ConJur — Distribuir Justiça é outra coisa.

Nalini — Se desse respostas à sociedade, o Judiciário seria o propulsor de outra prática social e estimularia as pessoas a pensar melhor antes de errar. E a resposta tem de ser rápida.

ConJur — Desembargador tem de se aposentar aos 70 anos?

José Renato Nalini — Não. Os 70 anos foram estabelecidos como limite em uma época em que a longevidade do brasileiro era muito reduzida. Hoje, vivemos até 90 anos. Aos 70 anos a pessoa está mais experiente e madura. Se estiver lúcida e bem de saúde, por que impedi-la de atuar? O professor Miguel Reale produziu até os 95 anos, e só parou quando morreu. Ele ficou 25 anos recebendo sem poder trabalhar. É insensato fazer isso em um país que tem tantos problemas como o Brasil. A aposentadoria compulsória é trágica para a economia e para a previdência social. Nos Estados Unidos o juiz é vitalício. Um dos problemas da Suprema Corte é convencer alguém a se aposentar. Outro ponto da discussão é a vontade dos jovens juízes de chegar ao Tribunal de Justiça. Isso torna a carreira mais cruel do que ela já é. O pessoal de baixo fica empurrando os da frente, como se o cidadão de 68 anos só estivesse ocupando espaço. É preciso repensar o plano de carreira.

ConJur — Para isso, só mudando a Constituição, não é?

Nalini — A juventude não quer essa mudança. No entanto, acena-se para a possível eliminação ou ao menos a extensão da compulsória. O presidente Lula nomeou seis ministros para o Supremo Tribunal Federal. Ou seja, já tem maioria absoluta se quiser acabar com a compulsória. Depois dos 70 anos, se quiser continuar na carreira, a pessoa deve passar por uma avaliação física, psicológica e de produtividade. O fato de o jovem querer chegar logo ao ápice da carreira não deveria ser motivo para eliminar aquele que tem experiência e que pode produzir.

ConJur — O Conselho Nacional de Justiça foi muito criticado por admitir exceções que ultrapassam o teto salarial da magistratura. O senhor concorda com essa decisão?

Nalini — A questão do teto é hipócrita. O salário não suscitaria tanta discussão se o Judiciário respondesse a tempo quando é chamado para se manifestar. O que incomoda a população é a prestação de um serviço público lento, imprevisível, hermético, às vezes, prepotente. Se o juiz realmente fizesse aquilo que se espera dele, ninguém reclamaria de pagar bem a ele.

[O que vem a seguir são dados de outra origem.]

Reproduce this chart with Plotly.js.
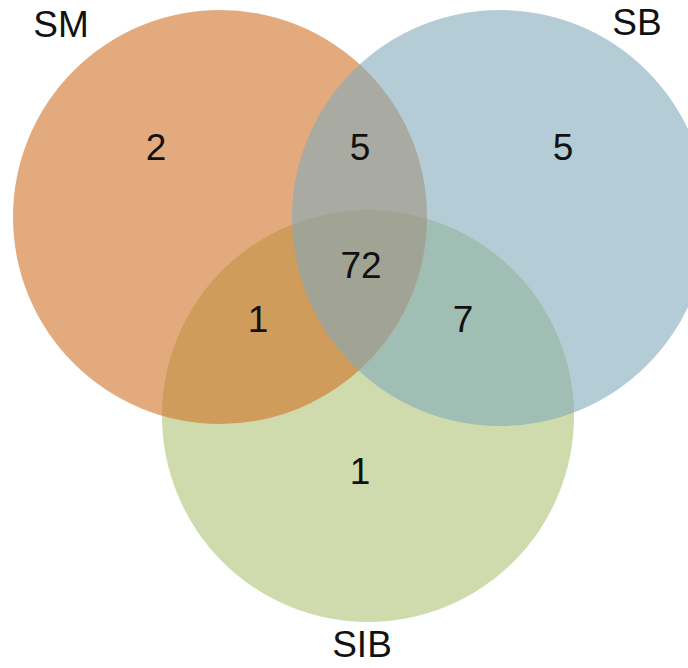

ConJur — Se há normas que prevêem que o salário não pode passar de R$ 24,5 mil, por que não cumprir?

Nalini — Não está escrito na lei. A interpretação é a vulnerabilidade ou a potencialidade do Direito. Existe a norma e existe a leitura da norma. Existe a Constituição e existe a concretização da Constituição. Vivemos em um federalismo assimétrico. Ou se contempla a situação local, ou padroniza-se tudo. Por que um juiz substituto federal começa ganhando mais do que um desembargador de São Paulo, que é alguém que tem trinta anos de carreira? Nosso Judiciário é muito sofisticado para o país pobre que temos. São cinco Justiças, entre elas a trabalhista, que não precisaria existir. O ideal seria um Poder Judiciário Nacional.

ConJur — Por que a Justiça do Trabalho não precisaria existir?

Nalini — Estamos em um estágio em que emprego não existe. A população sobrevive na informalidade, na luta. Trabalho formal é praticamente uma loteria. Temos que pensar quanto custa a Justiça do Trabalho e o que ela significa para o país. Na Justiça do Trabalho, o juiz já começa ganhando quase R$ 20 mil.